Entonces alguien empieza a pensar en lo interesante del comportamiento de estos grupos y en cómo parecen haber reinventado la forma de entender el consumo, las relaciones sociales y el uso de la tecnología. Inevitablemente, esa persona se pregunta por qué la publicidad no ha hecho ningún esfuerzo por entender y acercarse a esta subcultura, que tiene un alcance masivo en las zonas periféricas de las grandes ciudades y cuenta con un tremendo potencial en términos de consumo y uso de medios digitales.
Y ahí es cuando se da cuenta de cómo la publicidad se encuentra inmersa en un doble proceso: por un lado, el de dejar fuera de sus planes a todo aquel que considera ‘periferia cultural’; por otro, el de acomodarse e instalarse en el universo hipster como modelo cultural, de consumo y de conducta.

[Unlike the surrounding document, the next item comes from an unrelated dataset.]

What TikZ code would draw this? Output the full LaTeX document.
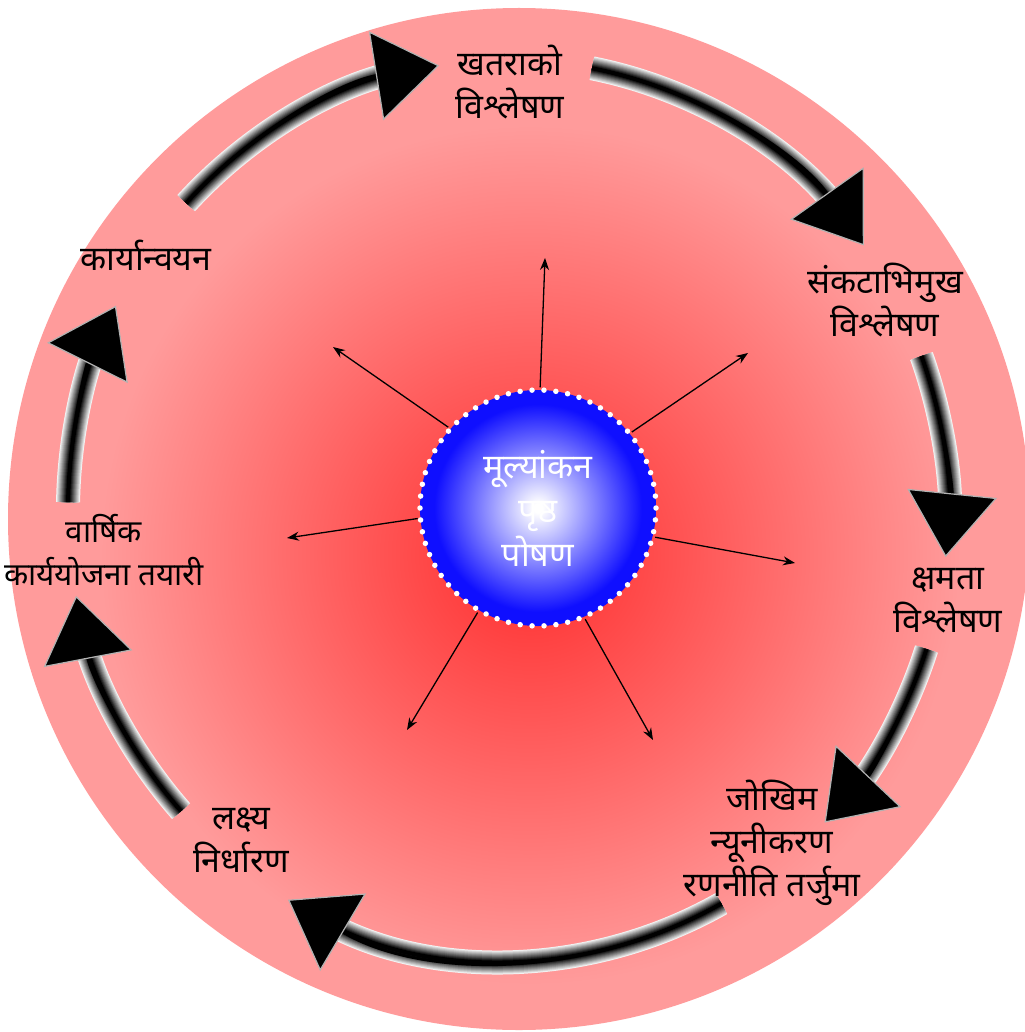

Mientras que los jóvenes de gorra plana y movimientos vertiginosos de cadera no encuentran referente en la comunicación de ninguna marca, los hipsters parecen haber invadido cada espacio de la vida pública.
La amalgama de canales y medios, digitales o no, se encuentra totalmente copada por barbas, fixies, food trucks y jerséis de abuela. Los festivales a lo largo y ancho del país han sido invadidos por una short list de grupos indies que hace difícil diferenciar a un festival de otro. Si tienes moño, molas. Y el nuevo must es abandonar Ikea por las tiendas vintage.
Lo cierto es que este no es un fenómeno nuevo. Si consultamos a los teóricos del omnivorismo cultural, nos damos cuenta de cómo, a lo largo de la historia, el desprecio al consumo cultural de las clases bajas -los denominados ‘lowbrow univores‘- y el ensalzamiento y casi beatificación del consumo cultural de las clases con mayor acceso a la educación -‘highbrow univores‘- han ido completamente de la mano. Han convertido a los primeros en una masa marginal cuyas manifestaciones culturales y sociológicas no deben ser tenidas en cuenta y han hecho de los segundos una casta -qué palabra tan de moda- de referencia a la que mucha gente ansía pertenecer. La tendencia se acentúa con el tiempo, convirtiendo a los primeros en un objeto de escarnio y a los segundos en un grupo de personas tremendamente esnob que ignora y discrimina a todo cuanto está por debajo de ellos.
De este modo, la publicidad, esa industria a la vez productora y reproductora de estereotipos y pautas de comportamiento social, parece estar jugando a un juego contrario a su naturaleza: obviar a grupos masivos de personas que tienen una fuerte tendencia al consumo, a la interacción digital y que cuentan con perfiles influyentes y centrarse en comunicar y reproducir solo aquello que complace a un grupo que se percibe así mismo como exclusivo y que rechaza todo aquello que esté fuera de sus patrones, o que trate de imitarlos.
¿Acaso no resulta desalentador? Asistimos a un proceso en el cual las marcas, las agencias y los responsables de medios están desaprovechando la oportunidad de comunicarse con un grupo enormemente abierto a la interacción y a las nuevas formas de consumo para centrarse en otro cuya característica principal es la pretensión de exclusividad y el rechazo a lo mainstream.
Lo peor de todo es que, preguntando a los publicistas, uno podría tener la sensación de que ni siquiera saben por qué tiene lugar este fenómeno. Ni se lo plantean. Algunos, incluso, ni siquiera saben de qué se les habla. Lo cierto es que, preguntando a los publicistas, uno podría tener la sensación de que, la mayoría de las veces, lo que ocurre es que no se enteran de nada.